AURORA — The co-founder of Aurora’s Emmanuel House emphasized to U.S. Sen. Dick Durbin on Monday the important role federal funding plays in his agency’s effort to help people buy their own homes.

The half-dozen non-profit partners to the Emmanuel House program rely on federal dollars to keep the program afloat, said Rick Guzman, co-founder of Emmanuel House and now assistant chief of staff for Mayor Tom Weisner.

“You could pull out any one of our partners and it might not work,” Guzman said of the multi-agency collaboration.

Durbin was in Aurora Monday to announce the city will receive about $1.6 million in federal Community Development Block Grant and HOME funding.
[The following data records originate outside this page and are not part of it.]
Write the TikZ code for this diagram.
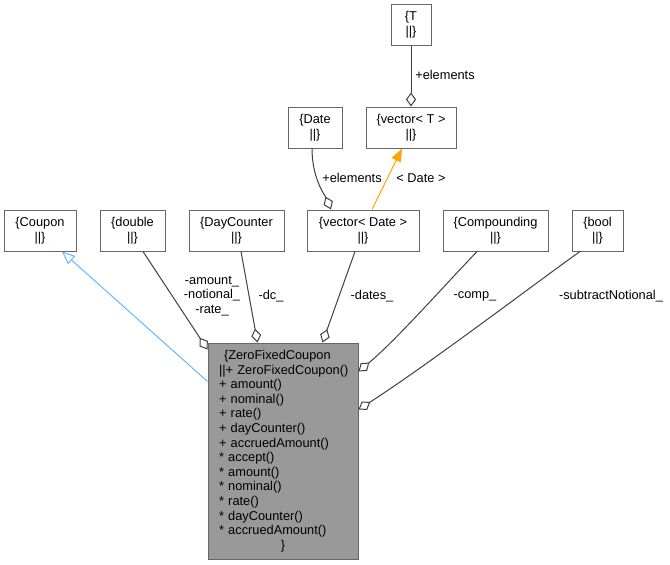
\documentclass[tikz,border=0pt]{standalone}
\usepackage{fontspec}
\setmainfont{Liberation Sans}
\usetikzlibrary{arrows.meta,calc}
\definecolor{edgec}{HTML}{404040}
\definecolor{boxc}{HTML}{666666}
\definecolor{mainfill}{HTML}{999999}
\definecolor{blueedge}{HTML}{63B8FF}
\definecolor{orangeedge}{HTML}{FFA500}
\tikzset{
 cls/.style={draw=boxc, fill=white, line width=0.75pt, inner sep=0pt, minimum height=30.75pt, align=center, font=\fontsize{9.6}{11}\selectfont},
 lbl/.style={inner sep=0pt, align=center, font=\fontsize{9.6}{10.9}\selectfont},
 member/.style={draw=edgec, line width=0.75pt, -{Diamond[open, length=10.5pt, width=7.5pt, fill=white]}},
 inherit/.style={draw=blueedge, line width=0.75pt, -{Triangle[open, length=9.75pt, width=8.25pt, fill=white]}},
 tmpl/.style={draw=orangeedge, line width=0.75pt, -{Triangle[length=9.75pt, width=7.5pt]}}
}
\begin{document}
\begin{tikzpicture}[x=0.75pt,y=-0.75pt]
\useasboundingbox (0,0) rectangle (670,564);
% class boxes
\node[cls, minimum width=30pt] (T) at (411,25) {\{T\\||\}};
\node[cls, minimum width=67.5pt] (vecT) at (411,127.5) {\{vector< T >\\||\}};
\node[cls, minimum width=40.5pt] (Date) at (315,127.5) {\{Date\\||\}};
\node[cls, minimum width=54pt] (Coupon) at (40,230.5) {\{Coupon\\||\}};
\node[cls, minimum width=48.75pt] (double) at (132.5,230.5) {\{double\\||\}};
\node[cls, minimum width=71.25pt] (DayCounter) at (236.5,230.5) {\{DayCounter\\||\}};
\node[cls, minimum width=84pt] (vecDate) at (363,230.5) {\{vector< Date >\\||\}};
\node[cls, minimum width=78.75pt] (Compounding) at (495.5,230.5) {\{Compounding\\||\}};
\node[cls, minimum width=38.25pt] (bool) at (597.5,230.5) {\{bool\\||\}};
\node[cls, fill=mainfill, minimum width=112.5pt, minimum height=162pt, text width=96pt, align=left, font=\fontsize{9.6}{10.95}\selectfont] (main) at (283,451) {%
\hspace*{3.75pt}\{ZeroFixedCoupon\\
\mbox{||+ ZeroFixedCoupon()}\\
+ amount()\\
+ nominal()\\
+ rate()\\
+ dayCounter()\\
+ accruedAmount()\\
{}* accept()\\
{}* amount()\\
{}* nominal()\\
{}* rate()\\
{}* dayCounter()\\
{}* accruedAmount()\\
\makebox[96pt]{\}}};
% connectors
\draw[member] (T.south) -- (vecT.north);
\draw[member] ($(Date.south)+(-3,0)$) .. controls +(0,30) and +(-6,-14) .. ($(vecDate.north)+(-32,0)$);
\draw[tmpl] ($(vecDate.north)+(9,0)$) -- ($(vecT.south)+(-9,0)$);
\draw[inherit] ($(main.north west)+(0,39)$) -- ($(Coupon.south)+(22,0)$);
\draw[member] ($(double.south)+(10.5,0)$) -- ($(main.north west)+(0,7)$);
\draw[member] ($(DayCounter.south)+(4.5,0)$) -- ($(main.north west)+(50,0)$);
\draw[member] ($(vecDate.south)+(-8,0)$) -- ($(main.north west)+(115,0)$);
\draw[member] ($(Compounding.south)+(-18.5,0)$) .. controls +(-38,40) and +(36,-30) .. ($(main.north east)+(0,29)$);
\draw[member] ($(bool.south)+(-17.5,0)$) .. controls +(-45,32) and +(70,-45) .. ($(main.north east)+(0,67)$);
% labels
\node[lbl] (lT) at (445,75) {+elements};
\node[lbl] (lD) at (352,178) {+elements};
\node[lbl] (lDate) at (421,178) {< Date >};
\node[lbl] (lamt) at (212,296) {-amount\_\\-notional\_\\-rate\_};
\node[lbl] (ldc) at (271,296) {-dc\_};
\node[lbl] (ldates) at (372,296) {-dates\_};
\node[lbl] (lcomp) at (475,296) {-comp\_};
\node[lbl] (lsub) at (611,296) {-subtractNotional\_};
\end{tikzpicture}
\end{document}
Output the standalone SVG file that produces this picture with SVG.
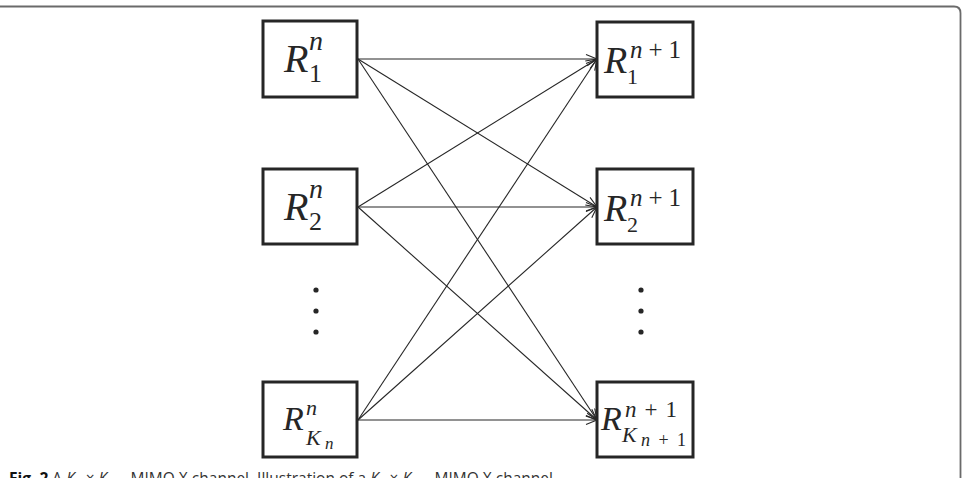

He made the announcement at an Emmanuel House project site at 314 Claim St. The funding will help support partnerships among non-profit organizations, he said.
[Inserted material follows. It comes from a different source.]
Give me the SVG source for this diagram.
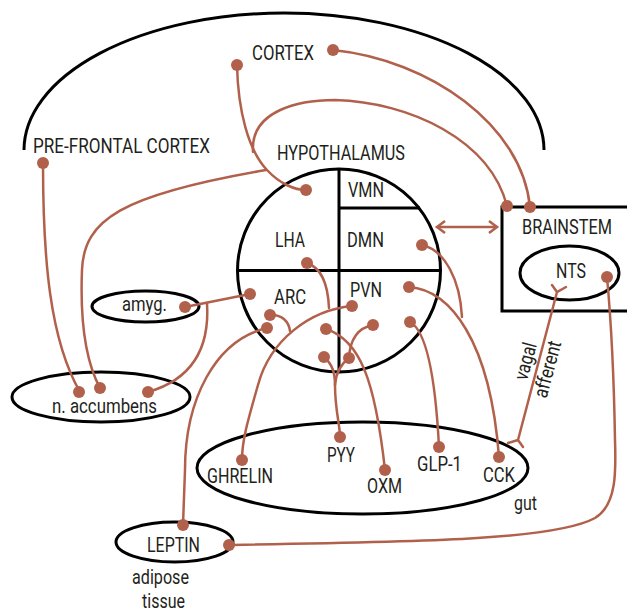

The Claim Street home, now being rehabbed, will be turned into two of Emmanuel House’s nine units, which people rent at market rates while saving toward making a downpayment on a home.

“Many of the organizations that have joined forces to make the innovative program at Emmanuel House a success are recipients of the federal funding I’m announcing today,” Durbin said. “They use it to provide services that ensure the families are ready when the time comes to own their own home.”

The CDBG federal funding for 2012 is $1.18 million, a 6 percent increase from the $1.1 million the city received in 2011. The city also will receive $455,018 in HOME investment partnerships funding in 2012, but that is down from the $522,462 received in 2011, according to Karen Christensen, manager of the city’s Neighborhood Redevelopment division.

Emmanuel House, an Aurora non-profit founded in 2002 by Rick and Desiree Guzman, helps working class families purchase their first home.

Durbin met Monday with some Aurora families who have been helped by the program.

Cuban immigrants Yanary Labrador and Reynaldo Garrido were the first to complete the program in 2008.

“When I got in this country, I never thought I could be a homeowner,” Labrador said.

Durbin said the rehab of foreclosed homes into Emmanuel House apartments makes the best of a bad situation.

“It is important to come home from Washington and see how dollars are being spent. This is money being well spent,” he said.

Working with other non-profits, Emmanuel House selects qualified families to live in an apartment where families pay market rate rent while saving for a home.

Partnering organizations provide down payment assistance, credit counseling, homeowner education and tax credits for first-time homebuyers.

Leaders from Emmanuel House, the Dunham Fund, Joseph Corporation, Quad County Urban League, Family Focus Aurora and Community Christian Church all met with Durbin, as did Weisner, Alderman Juany Garza, State Rep. Linda Chapa LaVia and State Sen. Linda Holmes.